● Data excerpt
○ ○ ○ ○ ○ ○ ○

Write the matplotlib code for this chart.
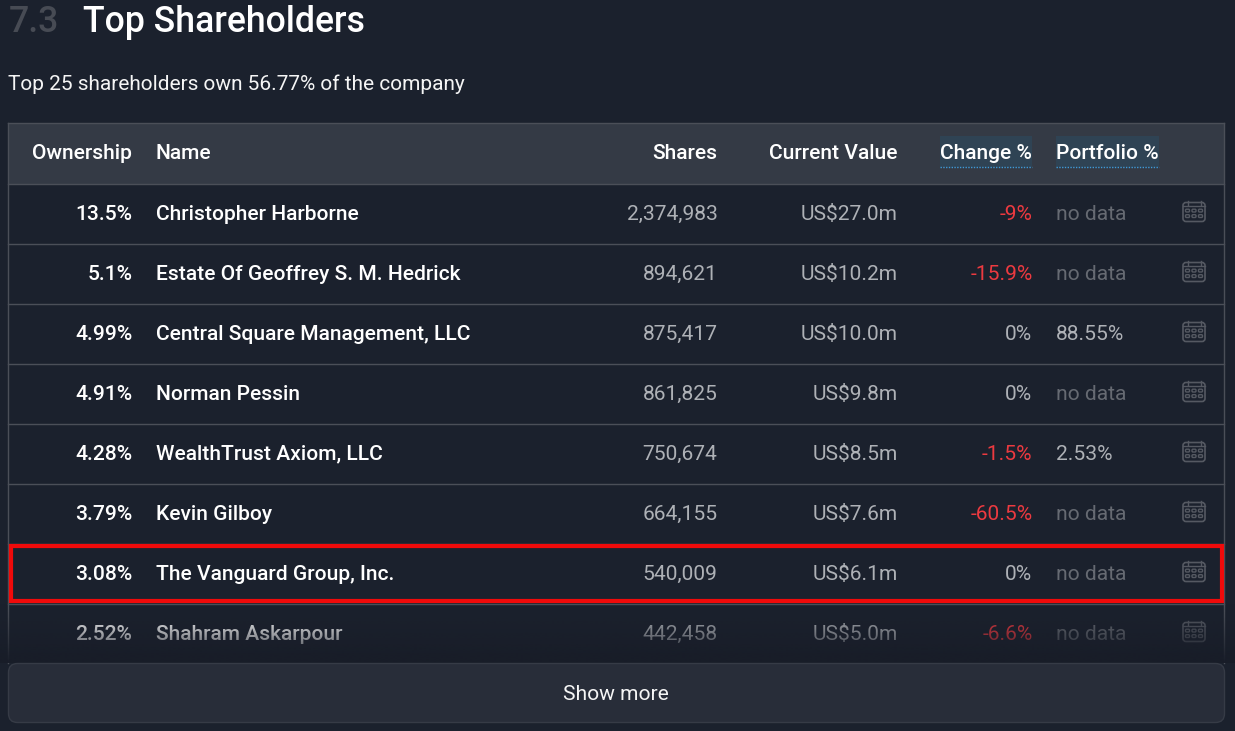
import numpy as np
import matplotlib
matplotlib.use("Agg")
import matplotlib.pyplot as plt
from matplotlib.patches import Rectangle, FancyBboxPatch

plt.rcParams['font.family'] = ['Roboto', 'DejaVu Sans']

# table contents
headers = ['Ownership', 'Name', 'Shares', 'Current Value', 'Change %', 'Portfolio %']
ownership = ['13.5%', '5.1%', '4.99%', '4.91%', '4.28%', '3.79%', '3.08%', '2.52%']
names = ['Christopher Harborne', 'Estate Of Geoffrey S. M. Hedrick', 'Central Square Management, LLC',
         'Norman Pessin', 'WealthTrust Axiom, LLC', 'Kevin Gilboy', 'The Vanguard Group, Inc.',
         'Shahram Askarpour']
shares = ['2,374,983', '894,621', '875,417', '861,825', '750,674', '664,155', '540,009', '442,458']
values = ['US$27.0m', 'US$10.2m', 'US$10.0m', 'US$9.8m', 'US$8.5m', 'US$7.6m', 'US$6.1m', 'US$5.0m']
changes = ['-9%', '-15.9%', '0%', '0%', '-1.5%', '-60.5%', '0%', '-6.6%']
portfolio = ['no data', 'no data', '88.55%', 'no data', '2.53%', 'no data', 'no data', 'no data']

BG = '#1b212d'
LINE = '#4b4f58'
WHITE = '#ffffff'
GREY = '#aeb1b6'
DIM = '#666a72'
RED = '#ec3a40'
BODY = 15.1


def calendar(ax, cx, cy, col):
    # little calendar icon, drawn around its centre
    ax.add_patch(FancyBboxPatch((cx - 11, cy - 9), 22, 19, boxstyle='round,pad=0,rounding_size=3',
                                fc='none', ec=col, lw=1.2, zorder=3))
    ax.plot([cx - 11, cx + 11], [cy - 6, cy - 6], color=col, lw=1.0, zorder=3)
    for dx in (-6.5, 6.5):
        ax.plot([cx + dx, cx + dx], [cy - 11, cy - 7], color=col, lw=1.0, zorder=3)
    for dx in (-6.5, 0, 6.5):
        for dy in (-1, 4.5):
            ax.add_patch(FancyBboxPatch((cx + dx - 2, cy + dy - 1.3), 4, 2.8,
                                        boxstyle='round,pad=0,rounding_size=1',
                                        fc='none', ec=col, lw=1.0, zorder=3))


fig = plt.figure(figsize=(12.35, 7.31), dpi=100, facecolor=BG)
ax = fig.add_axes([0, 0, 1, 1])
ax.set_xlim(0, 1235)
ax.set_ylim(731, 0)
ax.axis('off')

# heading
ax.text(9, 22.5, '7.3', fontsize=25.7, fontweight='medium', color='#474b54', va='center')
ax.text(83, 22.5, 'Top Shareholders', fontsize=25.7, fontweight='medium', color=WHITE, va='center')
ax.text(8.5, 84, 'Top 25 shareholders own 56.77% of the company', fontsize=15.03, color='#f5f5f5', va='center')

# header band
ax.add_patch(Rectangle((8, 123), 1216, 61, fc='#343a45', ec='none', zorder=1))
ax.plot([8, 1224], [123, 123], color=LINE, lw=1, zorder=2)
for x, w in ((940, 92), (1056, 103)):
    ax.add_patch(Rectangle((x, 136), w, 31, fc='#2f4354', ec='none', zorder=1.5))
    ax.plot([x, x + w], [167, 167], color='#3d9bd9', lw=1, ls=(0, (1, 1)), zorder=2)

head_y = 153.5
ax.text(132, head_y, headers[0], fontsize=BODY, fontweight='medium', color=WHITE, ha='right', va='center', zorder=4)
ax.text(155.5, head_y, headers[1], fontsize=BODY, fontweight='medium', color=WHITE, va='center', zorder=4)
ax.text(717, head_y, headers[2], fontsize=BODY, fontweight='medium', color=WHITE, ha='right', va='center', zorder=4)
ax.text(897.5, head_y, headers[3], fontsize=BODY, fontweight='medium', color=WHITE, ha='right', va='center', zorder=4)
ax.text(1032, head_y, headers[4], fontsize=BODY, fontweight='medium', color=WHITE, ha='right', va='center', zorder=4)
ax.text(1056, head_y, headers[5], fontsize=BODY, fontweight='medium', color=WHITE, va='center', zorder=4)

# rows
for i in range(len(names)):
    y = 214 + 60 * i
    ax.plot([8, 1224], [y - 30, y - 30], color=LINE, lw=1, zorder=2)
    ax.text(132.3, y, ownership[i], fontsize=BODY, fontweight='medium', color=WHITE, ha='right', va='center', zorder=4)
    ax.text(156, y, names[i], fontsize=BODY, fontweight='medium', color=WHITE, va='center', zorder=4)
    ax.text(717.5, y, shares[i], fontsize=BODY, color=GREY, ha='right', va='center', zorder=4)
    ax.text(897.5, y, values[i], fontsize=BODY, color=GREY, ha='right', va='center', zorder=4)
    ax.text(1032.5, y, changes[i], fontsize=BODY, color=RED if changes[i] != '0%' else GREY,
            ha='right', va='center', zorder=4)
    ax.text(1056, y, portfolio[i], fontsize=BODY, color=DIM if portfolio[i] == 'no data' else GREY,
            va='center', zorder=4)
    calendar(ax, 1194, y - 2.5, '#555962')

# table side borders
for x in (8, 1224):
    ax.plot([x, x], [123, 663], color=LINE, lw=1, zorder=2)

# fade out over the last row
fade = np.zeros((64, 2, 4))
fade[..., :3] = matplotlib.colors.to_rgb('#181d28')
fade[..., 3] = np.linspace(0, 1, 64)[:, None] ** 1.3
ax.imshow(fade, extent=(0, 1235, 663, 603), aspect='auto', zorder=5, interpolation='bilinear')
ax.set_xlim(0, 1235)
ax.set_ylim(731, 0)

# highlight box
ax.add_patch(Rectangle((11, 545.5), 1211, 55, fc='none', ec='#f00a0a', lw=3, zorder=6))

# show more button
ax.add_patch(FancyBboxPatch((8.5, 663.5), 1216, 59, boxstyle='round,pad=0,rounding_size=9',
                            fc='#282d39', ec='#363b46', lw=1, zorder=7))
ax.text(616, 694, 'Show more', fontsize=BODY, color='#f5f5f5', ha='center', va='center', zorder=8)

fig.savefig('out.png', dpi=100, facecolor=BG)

○ ○ ○ ○ ○ ○ ○

● Set task
Reproduce all of the data exactly; the pictures do not belong in the copy.

● Response below
Write the matplotlib code for this chart.
import numpy as np
import matplotlib
matplotlib.use("Agg")
import matplotlib.pyplot as plt
from matplotlib.patches import Rectangle, FancyBboxPatch

plt.rcParams['font.family'] = ['Roboto', 'DejaVu Sans']

# table contents
headers = ['Ownership', 'Name', 'Shares', 'Current Value', 'Change %', 'Portfolio %']
ownership = ['13.5%', '5.1%', '4.99%', '4.91%', '4.28%', '3.79%', '3.08%', '2.52%']
names = ['Christopher Harborne', 'Estate Of Geoffrey S. M. Hedrick', 'Central Square Management, LLC',
         'Norman Pessin', 'WealthTrust Axiom, LLC', 'Kevin Gilboy', 'The Vanguard Group, Inc.',
         'Shahram Askarpour']
shares = ['2,374,983', '894,621', '875,417', '861,825', '750,674', '664,155', '540,009', '442,458']
values = ['US$27.0m', 'US$10.2m', 'US$10.0m', 'US$9.8m', 'US$8.5m', 'US$7.6m', 'US$6.1m', 'US$5.0m']
changes = ['-9%', '-15.9%', '0%', '0%', '-1.5%', '-60.5%', '0%', '-6.6%']
portfolio = ['no data', 'no data', '88.55%', 'no data', '2.53%', 'no data', 'no data', 'no data']

BG = '#1b212d'
LINE = '#4b4f58'
WHITE = '#ffffff'
GREY = '#aeb1b6'
DIM = '#666a72'
RED = '#ec3a40'
BODY = 15.1


def calendar(ax, cx, cy, col):
    # little calendar icon, drawn around its centre
    ax.add_patch(FancyBboxPatch((cx - 11, cy - 9), 22, 19, boxstyle='round,pad=0,rounding_size=3',
                                fc='none', ec=col, lw=1.2, zorder=3))
    ax.plot([cx - 11, cx + 11], [cy - 6, cy - 6], color=col, lw=1.0, zorder=3)
    for dx in (-6.5, 6.5):
        ax.plot([cx + dx, cx + dx], [cy - 11, cy - 7], color=col, lw=1.0, zorder=3)
    for dx in (-6.5, 0, 6.5):
        for dy in (-1, 4.5):
            ax.add_patch(FancyBboxPatch((cx + dx - 2, cy + dy - 1.3), 4, 2.8,
                                        boxstyle='round,pad=0,rounding_size=1',
                                        fc='none', ec=col, lw=1.0, zorder=3))


fig = plt.figure(figsize=(12.35, 7.31), dpi=100, facecolor=BG)
ax = fig.add_axes([0, 0, 1, 1])
ax.set_xlim(0, 1235)
ax.set_ylim(731, 0)
ax.axis('off')

# heading
ax.text(9, 22.5, '7.3', fontsize=25.7, fontweight='medium', color='#474b54', va='center')
ax.text(83, 22.5, 'Top Shareholders', fontsize=25.7, fontweight='medium', color=WHITE, va='center')
ax.text(8.5, 84, 'Top 25 shareholders own 56.77% of the company', fontsize=15.03, color='#f5f5f5', va='center')

# header band
ax.add_patch(Rectangle((8, 123), 1216, 61, fc='#343a45', ec='none', zorder=1))
ax.plot([8, 1224], [123, 123], color=LINE, lw=1, zorder=2)
for x, w in ((940, 92), (1056, 103)):
    ax.add_patch(Rectangle((x, 136), w, 31, fc='#2f4354', ec='none', zorder=1.5))
    ax.plot([x, x + w], [167, 167], color='#3d9bd9', lw=1, ls=(0, (1, 1)), zorder=2)

head_y = 153.5
ax.text(132, head_y, headers[0], fontsize=BODY, fontweight='medium', color=WHITE, ha='right', va='center', zorder=4)
ax.text(155.5, head_y, headers[1], fontsize=BODY, fontweight='medium', color=WHITE, va='center', zorder=4)
ax.text(717, head_y, headers[2], fontsize=BODY, fontweight='medium', color=WHITE, ha='right', va='center', zorder=4)
ax.text(897.5, head_y, headers[3], fontsize=BODY, fontweight='medium', color=WHITE, ha='right', va='center', zorder=4)
ax.text(1032, head_y, headers[4], fontsize=BODY, fontweight='medium', color=WHITE, ha='right', va='center', zorder=4)
ax.text(1056, head_y, headers[5], fontsize=BODY, fontweight='medium', color=WHITE, va='center', zorder=4)

# rows
for i in range(len(names)):
    y = 214 + 60 * i
    ax.plot([8, 1224], [y - 30, y - 30], color=LINE, lw=1, zorder=2)
    ax.text(132.3, y, ownership[i], fontsize=BODY, fontweight='medium', color=WHITE, ha='right', va='center', zorder=4)
    ax.text(156, y, names[i], fontsize=BODY, fontweight='medium', color=WHITE, va='center', zorder=4)
    ax.text(717.5, y, shares[i], fontsize=BODY, color=GREY, ha='right', va='center', zorder=4)
    ax.text(897.5, y, values[i], fontsize=BODY, color=GREY, ha='right', va='center', zorder=4)
    ax.text(1032.5, y, changes[i], fontsize=BODY, color=RED if changes[i] != '0%' else GREY,
            ha='right', va='center', zorder=4)
    ax.text(1056, y, portfolio[i], fontsize=BODY, color=DIM if portfolio[i] == 'no data' else GREY,
            va='center', zorder=4)
    calendar(ax, 1194, y - 2.5, '#555962')

# table side borders
for x in (8, 1224):
    ax.plot([x, x], [123, 663], color=LINE, lw=1, zorder=2)

# fade out over the last row
fade = np.zeros((64, 2, 4))
fade[..., :3] = matplotlib.colors.to_rgb('#181d28')
fade[..., 3] = np.linspace(0, 1, 64)[:, None] ** 1.3
ax.imshow(fade, extent=(0, 1235, 663, 603), aspect='auto', zorder=5, interpolation='bilinear')
ax.set_xlim(0, 1235)
ax.set_ylim(731, 0)

# highlight box
ax.add_patch(Rectangle((11, 545.5), 1211, 55, fc='none', ec='#f00a0a', lw=3, zorder=6))

# show more button
ax.add_patch(FancyBboxPatch((8.5, 663.5), 1216, 59, boxstyle='round,pad=0,rounding_size=9',
                            fc='#282d39', ec='#363b46', lw=1, zorder=7))
ax.text(616, 694, 'Show more', fontsize=BODY, color='#f5f5f5', ha='center', va='center', zorder=8)

fig.savefig('out.png', dpi=100, facecolor=BG)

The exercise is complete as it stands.